The cache is hidden in a busy muggle area just around the corner from the Marble Arch, please try to look as inconspicous as possible. Local residents have a good view of the location. A pencil is included in the cache. The cache is a small silver coloured plastic container with a magnet attached.
Please be careful when replacing the cache as it will only stick back in the section you retrieved it from - Only a small section is magnetic.
Location is easy to access on foot as it is just a short work from the city centre, parking is available on the neighbouring roads and the cache is also close to Victoria Train Station.

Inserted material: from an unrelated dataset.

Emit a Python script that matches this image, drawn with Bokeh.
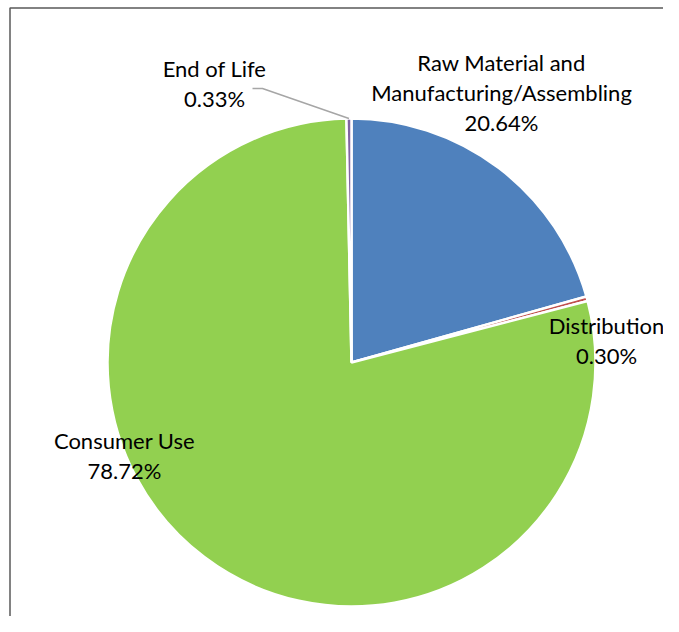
import math
from bokeh.plotting import figure
from bokeh.models import Range1d
from bokeh.core.properties import value
from bokeh.embed import file_html
from bokeh.resources import INLINE

# ---- data ----
categories = ["Raw Material and\nManufacturing/Assembling", "Distribution", "Consumer Use", "End of Life"]
shares = [20.64, 0.30, 78.72, 0.33]
colors = ["#4F81BD", "#C0504D", "#92D050", "#8064A2"]

# ---- layout (page-like coordinates: x right, y up; y_data = 632 - y_page) ----
W, H = 663, 616
cx, cy, R = 351, 270, 244
label_pos = {
    "Raw Material and\nManufacturing/Assembling": (501, 570),
    "Distribution": (606, 307),
    "Consumer Use": (124, 192),
    "End of Life": (214, 564),
}
line_gap = 30
font = value("Lato")
fsize = "22px"

p = figure(width=W, height=H, output_backend="svg", toolbar_location=None,
           x_range=Range1d(0, W), y_range=Range1d(632 - H, 632),
           min_border=0, outline_line_color=None,
           background_fill_color=None, border_fill_color=None)
p.axis.visible = False
p.grid.visible = False

total = sum(shares)
starts, ends = [], []
cum = 0.0
for s in shares:
    a0 = math.pi / 2 - 2 * math.pi * cum / total
    cum += s
    a1 = math.pi / 2 - 2 * math.pi * cum / total
    starts.append(a0)
    ends.append(a1)

p.wedge(x=[cx] * len(shares), y=[cy] * len(shares), radius=R,
        start_angle=starts, end_angle=ends, direction="clock",
        fill_color=colors, line_color="white", line_width=2.5)

# leader line for End of Life (from label to slice midpoint on rim)
mid_eol = (starts[3] + ends[3]) / 2
ex, ey = cx + R * math.cos(mid_eol), cy + R * math.sin(mid_eol)
lx, ly = label_pos["End of Life"]
p.line(x=[lx + 38, lx + 48, ex], y=[ly - 20, ly - 20, ey],
       line_color="#A6A6A6", line_width=1.5)

# labels
for name, s in zip(categories, shares):
    lines = name.split("\n") + [f"{s:.2f}%"]
    x0, y0 = label_pos[name]
    for i, t in enumerate(lines):
        p.text(x=[x0], y=[y0 - i * line_gap], text=[t], text_align="center",
               text_baseline="middle", text_font=font, text_font_size=fsize,
               text_color="#000000")

# chart-area frame (only top and left edges visible in the crop)
p.line(x=[9.5, 9.5, W + 10], y=[632 - H - 10, 624.5, 624.5],
       line_color="#595959", line_width=1.5)

open("out.html", "w").write(file_html(p, INLINE))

This is my first hide, Hope you enjoy the cache!
#Thewallshaveeyes
I have placed this geocache in the area of Angel Meadow as it is an area that has an interesting historical past:- Three hundred years ago, Angel Meadow was a heavenly landscape with views over fields and hills. Indeed, the name conjures an image of some pastoral idyll. By the mid-19th century however, thanks to Manchester's new industrial age, it had become one of the city's worst slums. Angus Reach, a London-based journalist, visited Angel Meadow in 1849. "The lowest, most filthy, most unhealthy and most wicked locality in Manchester is called, singularly enough, 'Angel-meadow.' It is full of cellars and inhabited by prostitutes, their bullies, thieves, cadgers, vagrants, tramps and, in the very worst sties of filth and darkness, by those unhappy wretches the 'low Irish'." Bounded by Rochdale Road, Miller Street, Cheetham Hill Road, and Gould Street, Angel Meadow covered 33 acres on the edge of the city centre. Its population of 20,000 to 30,000 was made up predominantly of destitute Irish who had fled the Great Famine to find work in industrial Manchester and now lived in squalid conditions in cellars beneath lodging houses. This area of Manchester was also written about by Friedrich Engels in his book about the conditions of the working class. The most infamous part of Angel Meadow was the former burial ground of St Michael's Church, which contained the mass graves of 40,000 paupers. This church has also been painted by L.S Lowry. This area now is a redeveloped area with residential apartments, from converted warehouses like the Tobacco Factory to new builds. There Is also Angel Meadow Park and St Michael's flags, which is a peaceful park on the fringes of a very busy city. Here at Angel Meadow Park you can read about some of the historic events, Angel Meadow park is 2 minute walk away, down Ludgate Hill.